Lazzaza (لزّازة, transliterated as Lazzâza) was a Palestinian Arab village of 230 in the northern Hula Valley next to the Hasbani River, located 27.5 km northwest of Safad. Beit Hillel subsequently expanded onto the land.

==History==
In 1881, the PEF's Survey of Western Palestine (SWP) described Lazzaza, while under Ottoman rule, as a village of 70 people built of adobe bricks and situated on a plain near a river.

===British Mandate era===
It was incorporated into the British Mandate of Palestine in 1922. Under the British, Lazzaza had an elementary school, in which 26 students were enrolled in 1945. The residents, mostly Muslims, took advantage of the village's fertile lands, and agriculture became the basis of its economy. The primarily cultivated crops were onions, corn, and fruits, but the beehives were also kept, in addition to some livestock. Some of Lazzaza's inhabitants also fished in the Hasbani River.

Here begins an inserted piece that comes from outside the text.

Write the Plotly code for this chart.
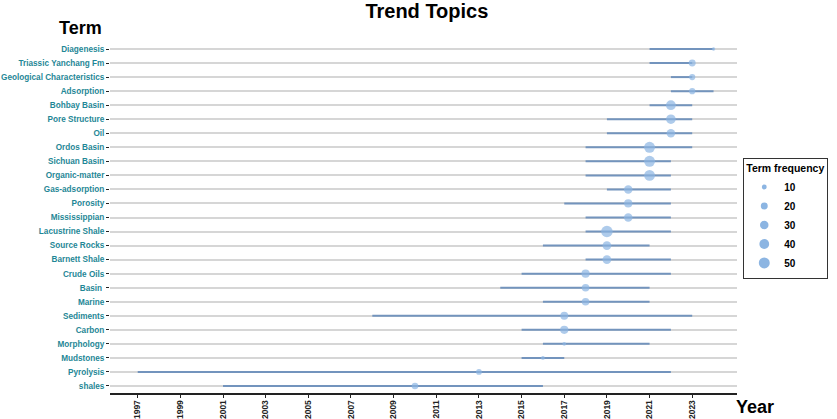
import plotly.graph_objects as go
import math

terms = ["Diagenesis", "Triassic Yanchang Fm", "Geological Characteristics", "Adsorption",
         "Bohbay Basin", "Pore Structure", "Oil", "Ordos Basin", "Sichuan Basin",
         "Organic-matter", "Gas-adsorption", "Porosity", "Mississippian", "Lacustrine Shale",
         "Source Rocks", "Barnett Shale", "Crude Oils", "Basin ", "Marine", "Sediments",
         "Carbon", "Morphology", "Mudstones", "Pyrolysis", "shales"]
year_start = [2021, 2021, 2022, 2022, 2021, 2019, 2019, 2018, 2018, 2018, 2019, 2017, 2018,
              2018, 2016, 2018, 2015, 2014, 2016, 2008, 2015, 2016, 2015, 1997, 2001]
year_peak = [2024, 2023, 2023, 2023, 2022, 2022, 2022, 2021, 2021, 2021, 2020, 2020, 2020,
             2019, 2019, 2019, 2018, 2018, 2018, 2017, 2017, 2017, 2016, 2013, 2010]
year_end = [2024, 2023, 2023, 2024, 2023, 2023, 2023, 2023, 2022, 2022, 2022, 2022, 2022,
            2022, 2021, 2022, 2022, 2021, 2021, 2023, 2022, 2021, 2017, 2022, 2016]
freq = [5, 20, 16, 16, 40, 38, 30, 50, 50, 48, 30, 28, 30,
        55, 32, 32, 28, 24, 24, 26, 28, 6, 6, 14, 18]
legend_freq = [10, 20, 30, 40, 50]
year_ticks = list(range(1997, 2024, 2))

def diam(f):
    return 1.55 * math.sqrt(f)

line_x, line_y = [], []
for t, s, e in zip(terms, year_start, year_end):
    line_x += [s, e, None]
    line_y += [t, t, None]

fig = go.Figure()
fig.add_trace(go.Scatter(x=line_x, y=line_y, mode="lines",
                         line=dict(color="#7394bd", width=2), showlegend=False, hoverinfo="skip"))
fig.add_trace(go.Scatter(x=year_peak, y=terms, mode="markers",
                         marker=dict(color="#8cb5e2", size=[diam(f) for f in freq], line=dict(width=0)),
                         showlegend=False))
for f in legend_freq:
    fig.add_trace(go.Scatter(x=[None], y=[None], mode="markers", name=str(f),
                             marker=dict(color="#8cb5e2", size=diam(f), line=dict(width=0))))

fig.update_layout(
    width=837, height=419,
    margin=dict(l=110, r=100, t=42, b=26, autoexpand=False),
    paper_bgcolor="white", plot_bgcolor="white",
    font=dict(family="Liberation Sans, Arial", color="black"),
    title=dict(text="<b>Trend Topics</b>", x=0.51, xanchor="center", xref="container",
               y=0.99, yanchor="top", font=dict(size=20, color="black")),
    showlegend=True,
    legend=dict(x=1.01, y=0.67, xanchor="left", yanchor="top",
                bordercolor="#333333", borderwidth=1,
                title=dict(text="<b>Term frequency</b>", font=dict(size=10.5)),
                font=dict(size=10, color="black", weight="bold"),
                itemsizing="trace", tracegroupgap=0),
    xaxis=dict(range=[1995.7, 2025.1], tickvals=year_ticks, ticktext=[str(y) for y in year_ticks],
               tickangle=-90, tickfont=dict(size=8.5, color="#222222", weight="bold"),
               ticklabelstandoff=-1,
               showgrid=False, zeroline=False, showline=True, linecolor="#222222", linewidth=1.5,
               ticks="outside", ticklen=3, tickcolor="#222222", tickwidth=1, automargin=False),
    yaxis=dict(categoryorder="array", categoryarray=terms[::-1], range=[-0.5, 24.5],
               tickfont=dict(size=8.2, color="#1f8796", weight="bold"),
               showgrid=True, gridcolor="#d6d6d6", gridwidth=1.6,
               showline=False, zeroline=False, automargin=False,
               ticks="outside", ticklen=3, tickcolor="#222222", tickwidth=1.2),
)
fig.add_annotation(text="<b>Term</b>", xref="paper", yref="paper", x=-0.01, y=1.005,
                   xanchor="right", yanchor="bottom", showarrow=False,
                   font=dict(size=18, color="black"))
fig.add_annotation(text="<b>Year</b>", xref="paper", yref="paper", x=0.995, y=-0.005,
                   xanchor="left", yanchor="top", showarrow=False,
                   font=dict(size=18, color="black"))
fig.write_html("out.html", config={"displayModeBar": False},
               post_script="document.body.style.margin='0px';document.body.style.overflow='hidden';")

In the 1931 census of Palestine the population of Lazaza was 176, all Muslims, in a total of 39 houses.

In the 1945 statistics, Lazzaza was counted with the nearby Jewish settlement of Beit Hillel which together constituted a population of 330; 230 were Muslims of Lazzaza, the remaining 100 were Jewish of Beit Hillel.

Types of land use in dunams in the village in 1945:

| Land Usage | Arab | Jewish |
|---|---|---|
| Irrigated and plantation | 235 | 805 |
| Cereal | 95 | 119 |
| Cultivable | 330 | 924 |
| Urban | 27 | 18 |
| Non-cultivable | 20 | 0 |

The land ownership of the village before occupation in dunams:

| Owner | Dunams |
|---|---|
| Arab | 377 |
| Jewish | 942 |
| Public | 267 |
| Total | 1,586 |

===1948, aftermath===
The Arabs of Lazzaza fled their village during the 1948 Arab-Israeli War on May 21, 1948. The village was not attacked by Israeli forces, and the probable cause of its depopulation was a "whispering campaign" devised by Palmach commander Yigal Allon during Operation Yiftach, in which rumor would spread about massive Jewish reinforcements approaching the Galilee. According to Walid Khalidi, "only a few scattered houses remain on the village site", and that the residents of Beit Hillel cultivate the surrounding fields.